== Collected material

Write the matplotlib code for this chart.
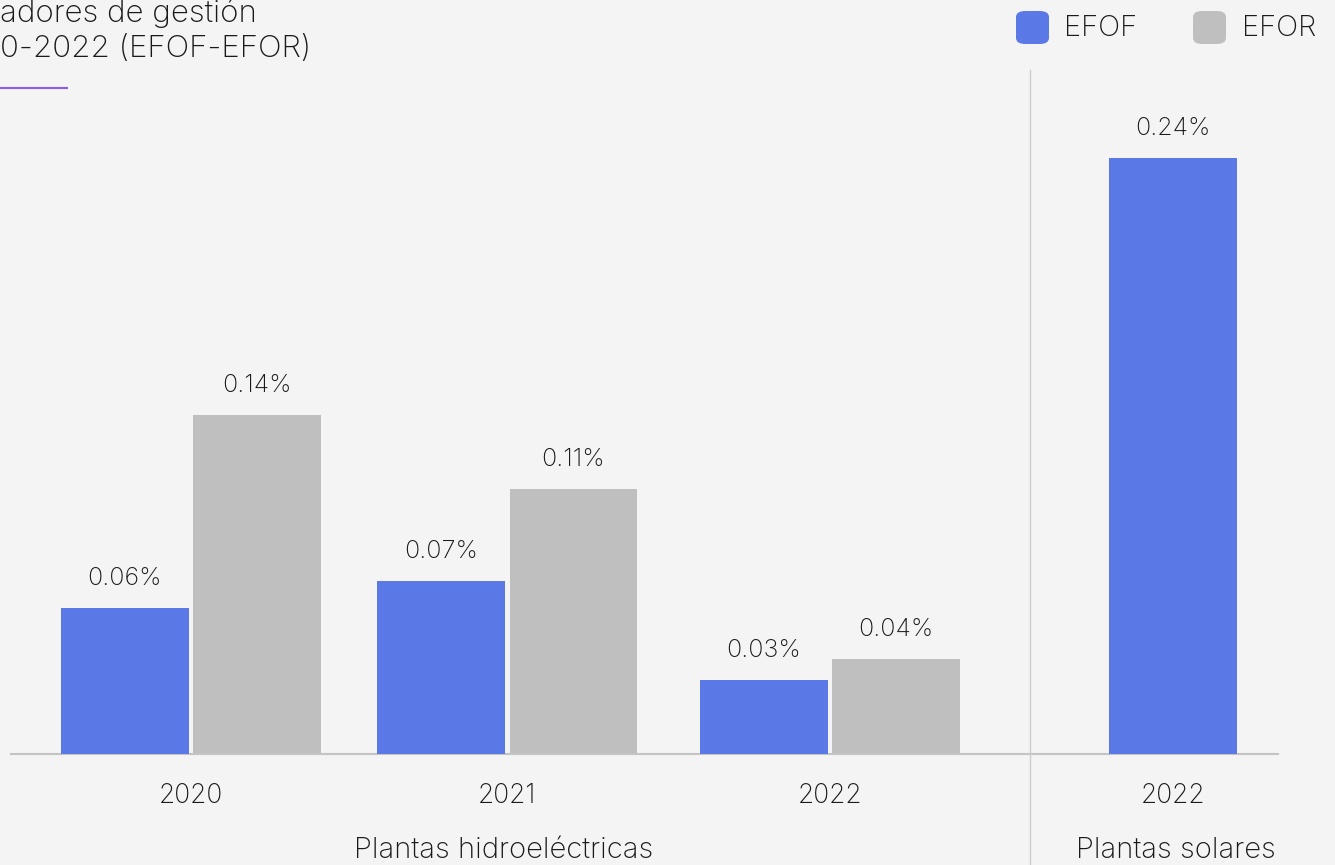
import matplotlib.pyplot as plt
from matplotlib.patches import FancyBboxPatch
from matplotlib.lines import Line2D

plt.rcParams['font.family'] = ['Inter', 'DejaVu Sans']
plt.rcParams['font.weight'] = 'light'

# datos (%)
hydro_years = ['2020', '2021', '2022']
efof_hydro = [0.0589, 0.0698, 0.0298]
efor_hydro = [0.1367, 0.1069, 0.0383]
solar_years = ['2022']
efof_solar = [0.2403]
series_names = ['EFOF', 'EFOR']

c_efof = '#5a78e6'
c_efor = '#bfbfbf'
bg = '#f4f4f4'
txt = '#1a1a1a'
W, H = 1335, 865

fig = plt.figure(figsize=(W / 100, H / 100), dpi=100, facecolor=bg)
ax = fig.add_axes([11 / W, (H - 754) / H, (1278 - 11) / W, (754 - 70) / H])
ax.set_facecolor(bg)

w = 0.4
off = 0.207
x_h = [0, 0.99, 2.0]
x_s = [3.074]

b1 = ax.bar([x - off for x in x_h], efof_hydro, w, color=c_efof, zorder=3)
b2 = ax.bar([x + off for x in x_h], efor_hydro, w, color=c_efor, zorder=2)
b3 = ax.bar(x_s, efof_solar, w, color=c_efof, zorder=3)

for bars in (b1, b2, b3):
    for r in bars:
        v = r.get_height()
        ax.annotate(f'{v:.2f}%', (r.get_x() + r.get_width() / 2, v),
                    xytext=(0, 21), textcoords='offset points',
                    ha='center', va='center', fontsize=18, color=txt)

ax.set_xlim((11 - 191) / 319.5, (1278 - 191) / 319.5)
ax.set_ylim(0, (754 - 70) / 2480)
ax.set_yticks([])
ax.set_xticks(x_h + x_s)
ax.set_xticklabels(hydro_years + solar_years, fontsize=19, color=txt)
ax.tick_params(axis='x', length=0, pad=21)
for s in ['top', 'right', 'left']:
    ax.spines[s].set_visible(False)
ax.spines['bottom'].set_color('#c4c4c4')
ax.spines['bottom'].set_linewidth(1.5)
ax.spines['bottom'].set_zorder(2.5)

# separador
fig.add_artist(Line2D([1030 / W, 1030 / W], [0, (H - 70) / H],
                      color='#cccccc', lw=1))

fig.text(504 / W, 1 - 850 / H, 'Plantas hidroeléctricas', ha='center',
         va='center', fontsize=21, color=txt)
fig.text(1176 / W, 1 - 850 / H, 'Plantas solares', ha='center',
         va='center', fontsize=21, color=txt)

# título (solo la parte visible)
fig.text(0, 1 - 13 / H, 'adores de gestión', ha='left',
         va='center', fontsize=22.5, color=txt)
fig.text(0, 1 - 49 / H, '0-2022 (EFOF-EFOR)', ha='left',
         va='center', fontsize=22.5, color=txt)
fig.add_artist(Line2D([0, 67 / W], [1 - 88 / H, 1 - 88 / H],
                      color='#8c5cf0', lw=1.5))

# leyenda
for name, col, x0, xt in zip(series_names, [c_efof, c_efor], [1016, 1193], [1064, 1242]):
    fig.add_artist(FancyBboxPatch((x0 / W, 1 - 44 / H), 33 / W, 33 / H,
                                  boxstyle='round,pad=0,rounding_size=0.007',
                                  transform=fig.transFigure, color=col, lw=0))
    fig.text(xt / W, 1 - 28 / H, name, ha='left', va='center',
             fontsize=21, color=txt)

fig.savefig('out.png', dpi=100, facecolor=bg)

====

Required work -
In the copy, include no pictures; restate the listing above exactly.

Solution to the problem -
Write the matplotlib code for this chart.
import matplotlib.pyplot as plt
from matplotlib.patches import FancyBboxPatch
from matplotlib.lines import Line2D

plt.rcParams['font.family'] = ['Inter', 'DejaVu Sans']
plt.rcParams['font.weight'] = 'light'

# datos (%)
hydro_years = ['2020', '2021', '2022']
efof_hydro = [0.0589, 0.0698, 0.0298]
efor_hydro = [0.1367, 0.1069, 0.0383]
solar_years = ['2022']
efof_solar = [0.2403]
series_names = ['EFOF', 'EFOR']

c_efof = '#5a78e6'
c_efor = '#bfbfbf'
bg = '#f4f4f4'
txt = '#1a1a1a'
W, H = 1335, 865

fig = plt.figure(figsize=(W / 100, H / 100), dpi=100, facecolor=bg)
ax = fig.add_axes([11 / W, (H - 754) / H, (1278 - 11) / W, (754 - 70) / H])
ax.set_facecolor(bg)

w = 0.4
off = 0.207
x_h = [0, 0.99, 2.0]
x_s = [3.074]

b1 = ax.bar([x - off for x in x_h], efof_hydro, w, color=c_efof, zorder=3)
b2 = ax.bar([x + off for x in x_h], efor_hydro, w, color=c_efor, zorder=2)
b3 = ax.bar(x_s, efof_solar, w, color=c_efof, zorder=3)

for bars in (b1, b2, b3):
    for r in bars:
        v = r.get_height()
        ax.annotate(f'{v:.2f}%', (r.get_x() + r.get_width() / 2, v),
                    xytext=(0, 21), textcoords='offset points',
                    ha='center', va='center', fontsize=18, color=txt)

ax.set_xlim((11 - 191) / 319.5, (1278 - 191) / 319.5)
ax.set_ylim(0, (754 - 70) / 2480)
ax.set_yticks([])
ax.set_xticks(x_h + x_s)
ax.set_xticklabels(hydro_years + solar_years, fontsize=19, color=txt)
ax.tick_params(axis='x', length=0, pad=21)
for s in ['top', 'right', 'left']:
    ax.spines[s].set_visible(False)
ax.spines['bottom'].set_color('#c4c4c4')
ax.spines['bottom'].set_linewidth(1.5)
ax.spines['bottom'].set_zorder(2.5)

# separador
fig.add_artist(Line2D([1030 / W, 1030 / W], [0, (H - 70) / H],
                      color='#cccccc', lw=1))

fig.text(504 / W, 1 - 850 / H, 'Plantas hidroeléctricas', ha='center',
         va='center', fontsize=21, color=txt)
fig.text(1176 / W, 1 - 850 / H, 'Plantas solares', ha='center',
         va='center', fontsize=21, color=txt)

# título (solo la parte visible)
fig.text(0, 1 - 13 / H, 'adores de gestión', ha='left',
         va='center', fontsize=22.5, color=txt)
fig.text(0, 1 - 49 / H, '0-2022 (EFOF-EFOR)', ha='left',
         va='center', fontsize=22.5, color=txt)
fig.add_artist(Line2D([0, 67 / W], [1 - 88 / H, 1 - 88 / H],
                      color='#8c5cf0', lw=1.5))

# leyenda
for name, col, x0, xt in zip(series_names, [c_efof, c_efor], [1016, 1193], [1064, 1242]):
    fig.add_artist(FancyBboxPatch((x0 / W, 1 - 44 / H), 33 / W, 33 / H,
                                  boxstyle='round,pad=0,rounding_size=0.007',
                                  transform=fig.transFigure, color=col, lw=0))
    fig.text(xt / W, 1 - 28 / H, name, ha='left', va='center',
             fontsize=21, color=txt)

fig.savefig('out.png', dpi=100, facecolor=bg)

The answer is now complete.